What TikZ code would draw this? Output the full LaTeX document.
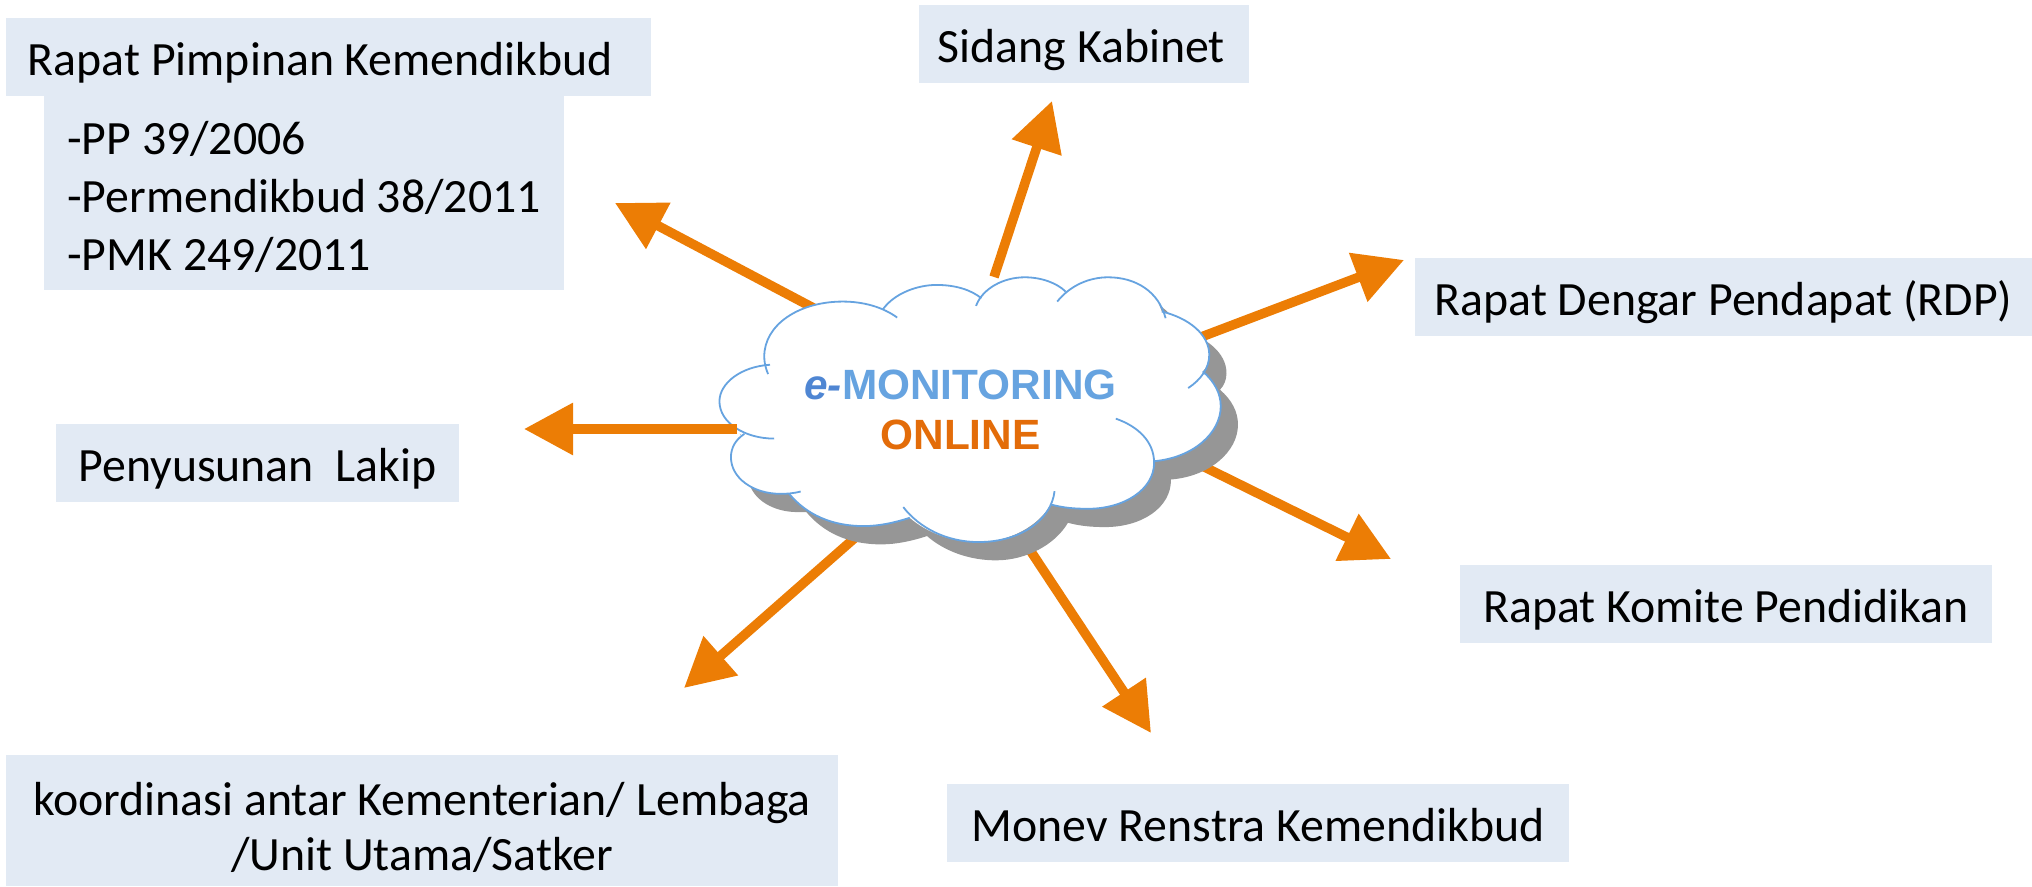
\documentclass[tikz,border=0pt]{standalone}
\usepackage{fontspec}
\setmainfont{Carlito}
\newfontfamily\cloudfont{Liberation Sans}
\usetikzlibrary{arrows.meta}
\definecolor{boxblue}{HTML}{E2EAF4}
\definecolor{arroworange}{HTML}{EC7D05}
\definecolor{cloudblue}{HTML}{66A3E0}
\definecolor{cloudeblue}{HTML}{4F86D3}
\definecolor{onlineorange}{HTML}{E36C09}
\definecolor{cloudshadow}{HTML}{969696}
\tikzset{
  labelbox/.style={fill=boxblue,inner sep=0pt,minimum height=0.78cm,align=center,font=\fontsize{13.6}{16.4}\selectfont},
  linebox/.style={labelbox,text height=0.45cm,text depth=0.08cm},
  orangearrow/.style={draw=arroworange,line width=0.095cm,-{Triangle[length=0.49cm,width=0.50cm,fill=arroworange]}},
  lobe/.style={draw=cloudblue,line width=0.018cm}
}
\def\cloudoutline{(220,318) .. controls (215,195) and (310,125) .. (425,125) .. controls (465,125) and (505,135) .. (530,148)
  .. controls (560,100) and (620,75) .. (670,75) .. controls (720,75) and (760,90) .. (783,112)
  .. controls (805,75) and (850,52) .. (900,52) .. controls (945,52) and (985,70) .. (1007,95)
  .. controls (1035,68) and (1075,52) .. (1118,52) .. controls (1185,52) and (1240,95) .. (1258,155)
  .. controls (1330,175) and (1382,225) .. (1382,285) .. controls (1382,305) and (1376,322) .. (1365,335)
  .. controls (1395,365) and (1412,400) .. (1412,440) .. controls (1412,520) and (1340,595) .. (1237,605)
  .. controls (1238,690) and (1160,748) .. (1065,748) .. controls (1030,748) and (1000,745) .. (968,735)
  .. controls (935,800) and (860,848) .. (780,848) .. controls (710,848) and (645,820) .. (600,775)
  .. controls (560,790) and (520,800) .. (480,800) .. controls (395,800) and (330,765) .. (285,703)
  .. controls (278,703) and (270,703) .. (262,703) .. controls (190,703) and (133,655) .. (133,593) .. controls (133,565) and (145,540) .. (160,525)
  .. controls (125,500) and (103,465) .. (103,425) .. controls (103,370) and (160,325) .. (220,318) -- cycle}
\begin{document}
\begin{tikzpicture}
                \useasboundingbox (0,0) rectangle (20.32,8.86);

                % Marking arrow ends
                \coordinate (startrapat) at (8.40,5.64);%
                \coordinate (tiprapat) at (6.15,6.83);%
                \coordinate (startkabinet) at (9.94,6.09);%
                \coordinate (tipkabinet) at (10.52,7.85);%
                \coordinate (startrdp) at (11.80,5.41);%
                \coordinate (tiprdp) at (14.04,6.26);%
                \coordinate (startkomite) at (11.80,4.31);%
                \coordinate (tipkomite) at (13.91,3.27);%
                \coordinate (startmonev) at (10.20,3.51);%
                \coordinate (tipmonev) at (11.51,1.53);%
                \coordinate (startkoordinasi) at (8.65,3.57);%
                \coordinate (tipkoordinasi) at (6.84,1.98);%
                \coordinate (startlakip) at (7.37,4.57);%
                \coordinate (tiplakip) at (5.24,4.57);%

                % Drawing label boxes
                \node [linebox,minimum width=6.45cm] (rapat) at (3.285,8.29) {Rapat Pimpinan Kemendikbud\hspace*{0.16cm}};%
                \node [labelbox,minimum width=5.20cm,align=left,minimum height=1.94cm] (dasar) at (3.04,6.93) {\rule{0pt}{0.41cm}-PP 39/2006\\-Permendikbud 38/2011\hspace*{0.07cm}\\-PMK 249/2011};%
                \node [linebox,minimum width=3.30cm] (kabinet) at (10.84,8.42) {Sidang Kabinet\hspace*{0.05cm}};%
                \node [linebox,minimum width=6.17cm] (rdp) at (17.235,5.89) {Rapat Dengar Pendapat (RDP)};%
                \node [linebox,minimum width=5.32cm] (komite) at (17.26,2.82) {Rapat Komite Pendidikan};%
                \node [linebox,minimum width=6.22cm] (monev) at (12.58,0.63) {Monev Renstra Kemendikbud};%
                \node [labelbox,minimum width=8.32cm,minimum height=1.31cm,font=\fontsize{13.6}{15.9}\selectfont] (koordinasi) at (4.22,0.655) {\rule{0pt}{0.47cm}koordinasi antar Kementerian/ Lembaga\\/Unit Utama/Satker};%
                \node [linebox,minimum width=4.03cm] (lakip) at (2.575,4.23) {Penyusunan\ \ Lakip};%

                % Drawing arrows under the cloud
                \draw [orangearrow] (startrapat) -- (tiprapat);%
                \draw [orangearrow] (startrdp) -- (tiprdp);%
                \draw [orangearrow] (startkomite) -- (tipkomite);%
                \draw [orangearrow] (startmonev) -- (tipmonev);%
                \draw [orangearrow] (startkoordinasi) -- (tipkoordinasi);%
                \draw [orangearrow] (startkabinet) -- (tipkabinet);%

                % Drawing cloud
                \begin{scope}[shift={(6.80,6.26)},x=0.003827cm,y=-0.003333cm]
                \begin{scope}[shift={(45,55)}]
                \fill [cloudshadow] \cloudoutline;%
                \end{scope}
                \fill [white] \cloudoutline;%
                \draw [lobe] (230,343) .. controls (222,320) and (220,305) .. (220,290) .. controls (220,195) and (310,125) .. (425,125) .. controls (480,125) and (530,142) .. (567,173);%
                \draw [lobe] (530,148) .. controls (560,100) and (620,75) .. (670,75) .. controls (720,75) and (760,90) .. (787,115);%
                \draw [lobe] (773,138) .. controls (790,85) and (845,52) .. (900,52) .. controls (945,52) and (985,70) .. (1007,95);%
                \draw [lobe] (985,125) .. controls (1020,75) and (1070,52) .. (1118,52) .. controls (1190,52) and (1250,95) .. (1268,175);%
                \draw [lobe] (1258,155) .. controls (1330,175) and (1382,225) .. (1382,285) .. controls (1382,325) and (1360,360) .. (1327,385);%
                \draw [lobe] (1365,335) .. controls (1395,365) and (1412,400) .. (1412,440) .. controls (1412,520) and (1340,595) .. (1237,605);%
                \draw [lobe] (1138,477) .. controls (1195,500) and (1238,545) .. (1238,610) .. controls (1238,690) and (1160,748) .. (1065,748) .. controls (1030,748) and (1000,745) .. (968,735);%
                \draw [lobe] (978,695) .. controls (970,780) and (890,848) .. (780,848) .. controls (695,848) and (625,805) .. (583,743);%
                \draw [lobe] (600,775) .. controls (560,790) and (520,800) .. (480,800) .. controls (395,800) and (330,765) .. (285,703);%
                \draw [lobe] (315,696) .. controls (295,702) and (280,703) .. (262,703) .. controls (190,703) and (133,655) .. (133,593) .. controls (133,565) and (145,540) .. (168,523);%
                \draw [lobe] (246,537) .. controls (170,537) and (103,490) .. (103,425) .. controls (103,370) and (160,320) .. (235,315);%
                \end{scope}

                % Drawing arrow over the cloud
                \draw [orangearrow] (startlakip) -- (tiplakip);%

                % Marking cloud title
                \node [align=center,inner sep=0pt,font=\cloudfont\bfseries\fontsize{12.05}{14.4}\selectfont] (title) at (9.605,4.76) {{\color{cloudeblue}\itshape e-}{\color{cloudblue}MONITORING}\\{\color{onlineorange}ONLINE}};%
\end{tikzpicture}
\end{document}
★ ★ ★ ★
- [AIM]: Write out the material above once more, exactly as it reads, with no pictures.

- [COMPLETED TASK]:
What TikZ code would draw this? Output the full LaTeX document.
\documentclass[tikz,border=0pt]{standalone}
\usepackage{fontspec}
\setmainfont{Carlito}
\newfontfamily\cloudfont{Liberation Sans}
\usetikzlibrary{arrows.meta}
\definecolor{boxblue}{HTML}{E2EAF4}
\definecolor{arroworange}{HTML}{EC7D05}
\definecolor{cloudblue}{HTML}{66A3E0}
\definecolor{cloudeblue}{HTML}{4F86D3}
\definecolor{onlineorange}{HTML}{E36C09}
\definecolor{cloudshadow}{HTML}{969696}
\tikzset{
  labelbox/.style={fill=boxblue,inner sep=0pt,minimum height=0.78cm,align=center,font=\fontsize{13.6}{16.4}\selectfont},
  linebox/.style={labelbox,text height=0.45cm,text depth=0.08cm},
  orangearrow/.style={draw=arroworange,line width=0.095cm,-{Triangle[length=0.49cm,width=0.50cm,fill=arroworange]}},
  lobe/.style={draw=cloudblue,line width=0.018cm}
}
\def\cloudoutline{(220,318) .. controls (215,195) and (310,125) .. (425,125) .. controls (465,125) and (505,135) .. (530,148)
  .. controls (560,100) and (620,75) .. (670,75) .. controls (720,75) and (760,90) .. (783,112)
  .. controls (805,75) and (850,52) .. (900,52) .. controls (945,52) and (985,70) .. (1007,95)
  .. controls (1035,68) and (1075,52) .. (1118,52) .. controls (1185,52) and (1240,95) .. (1258,155)
  .. controls (1330,175) and (1382,225) .. (1382,285) .. controls (1382,305) and (1376,322) .. (1365,335)
  .. controls (1395,365) and (1412,400) .. (1412,440) .. controls (1412,520) and (1340,595) .. (1237,605)
  .. controls (1238,690) and (1160,748) .. (1065,748) .. controls (1030,748) and (1000,745) .. (968,735)
  .. controls (935,800) and (860,848) .. (780,848) .. controls (710,848) and (645,820) .. (600,775)
  .. controls (560,790) and (520,800) .. (480,800) .. controls (395,800) and (330,765) .. (285,703)
  .. controls (278,703) and (270,703) .. (262,703) .. controls (190,703) and (133,655) .. (133,593) .. controls (133,565) and (145,540) .. (160,525)
  .. controls (125,500) and (103,465) .. (103,425) .. controls (103,370) and (160,325) .. (220,318) -- cycle}
\begin{document}
\begin{tikzpicture}
                \useasboundingbox (0,0) rectangle (20.32,8.86);

                % Marking arrow ends
                \coordinate (startrapat) at (8.40,5.64);%
                \coordinate (tiprapat) at (6.15,6.83);%
                \coordinate (startkabinet) at (9.94,6.09);%
                \coordinate (tipkabinet) at (10.52,7.85);%
                \coordinate (startrdp) at (11.80,5.41);%
                \coordinate (tiprdp) at (14.04,6.26);%
                \coordinate (startkomite) at (11.80,4.31);%
                \coordinate (tipkomite) at (13.91,3.27);%
                \coordinate (startmonev) at (10.20,3.51);%
                \coordinate (tipmonev) at (11.51,1.53);%
                \coordinate (startkoordinasi) at (8.65,3.57);%
                \coordinate (tipkoordinasi) at (6.84,1.98);%
                \coordinate (startlakip) at (7.37,4.57);%
                \coordinate (tiplakip) at (5.24,4.57);%

                % Drawing label boxes
                \node [linebox,minimum width=6.45cm] (rapat) at (3.285,8.29) {Rapat Pimpinan Kemendikbud\hspace*{0.16cm}};%
                \node [labelbox,minimum width=5.20cm,align=left,minimum height=1.94cm] (dasar) at (3.04,6.93) {\rule{0pt}{0.41cm}-PP 39/2006\\-Permendikbud 38/2011\hspace*{0.07cm}\\-PMK 249/2011};%
                \node [linebox,minimum width=3.30cm] (kabinet) at (10.84,8.42) {Sidang Kabinet\hspace*{0.05cm}};%
                \node [linebox,minimum width=6.17cm] (rdp) at (17.235,5.89) {Rapat Dengar Pendapat (RDP)};%
                \node [linebox,minimum width=5.32cm] (komite) at (17.26,2.82) {Rapat Komite Pendidikan};%
                \node [linebox,minimum width=6.22cm] (monev) at (12.58,0.63) {Monev Renstra Kemendikbud};%
                \node [labelbox,minimum width=8.32cm,minimum height=1.31cm,font=\fontsize{13.6}{15.9}\selectfont] (koordinasi) at (4.22,0.655) {\rule{0pt}{0.47cm}koordinasi antar Kementerian/ Lembaga\\/Unit Utama/Satker};%
                \node [linebox,minimum width=4.03cm] (lakip) at (2.575,4.23) {Penyusunan\ \ Lakip};%

                % Drawing arrows under the cloud
                \draw [orangearrow] (startrapat) -- (tiprapat);%
                \draw [orangearrow] (startrdp) -- (tiprdp);%
                \draw [orangearrow] (startkomite) -- (tipkomite);%
                \draw [orangearrow] (startmonev) -- (tipmonev);%
                \draw [orangearrow] (startkoordinasi) -- (tipkoordinasi);%
                \draw [orangearrow] (startkabinet) -- (tipkabinet);%

                % Drawing cloud
                \begin{scope}[shift={(6.80,6.26)},x=0.003827cm,y=-0.003333cm]
                \begin{scope}[shift={(45,55)}]
                \fill [cloudshadow] \cloudoutline;%
                \end{scope}
                \fill [white] \cloudoutline;%
                \draw [lobe] (230,343) .. controls (222,320) and (220,305) .. (220,290) .. controls (220,195) and (310,125) .. (425,125) .. controls (480,125) and (530,142) .. (567,173);%
                \draw [lobe] (530,148) .. controls (560,100) and (620,75) .. (670,75) .. controls (720,75) and (760,90) .. (787,115);%
                \draw [lobe] (773,138) .. controls (790,85) and (845,52) .. (900,52) .. controls (945,52) and (985,70) .. (1007,95);%
                \draw [lobe] (985,125) .. controls (1020,75) and (1070,52) .. (1118,52) .. controls (1190,52) and (1250,95) .. (1268,175);%
                \draw [lobe] (1258,155) .. controls (1330,175) and (1382,225) .. (1382,285) .. controls (1382,325) and (1360,360) .. (1327,385);%
                \draw [lobe] (1365,335) .. controls (1395,365) and (1412,400) .. (1412,440) .. controls (1412,520) and (1340,595) .. (1237,605);%
                \draw [lobe] (1138,477) .. controls (1195,500) and (1238,545) .. (1238,610) .. controls (1238,690) and (1160,748) .. (1065,748) .. controls (1030,748) and (1000,745) .. (968,735);%
                \draw [lobe] (978,695) .. controls (970,780) and (890,848) .. (780,848) .. controls (695,848) and (625,805) .. (583,743);%
                \draw [lobe] (600,775) .. controls (560,790) and (520,800) .. (480,800) .. controls (395,800) and (330,765) .. (285,703);%
                \draw [lobe] (315,696) .. controls (295,702) and (280,703) .. (262,703) .. controls (190,703) and (133,655) .. (133,593) .. controls (133,565) and (145,540) .. (168,523);%
                \draw [lobe] (246,537) .. controls (170,537) and (103,490) .. (103,425) .. controls (103,370) and (160,320) .. (235,315);%
                \end{scope}

                % Drawing arrow over the cloud
                \draw [orangearrow] (startlakip) -- (tiplakip);%

                % Marking cloud title
                \node [align=center,inner sep=0pt,font=\cloudfont\bfseries\fontsize{12.05}{14.4}\selectfont] (title) at (9.605,4.76) {{\color{cloudeblue}\itshape e-}{\color{cloudblue}MONITORING}\\{\color{onlineorange}ONLINE}};%
\end{tikzpicture}
\end{document}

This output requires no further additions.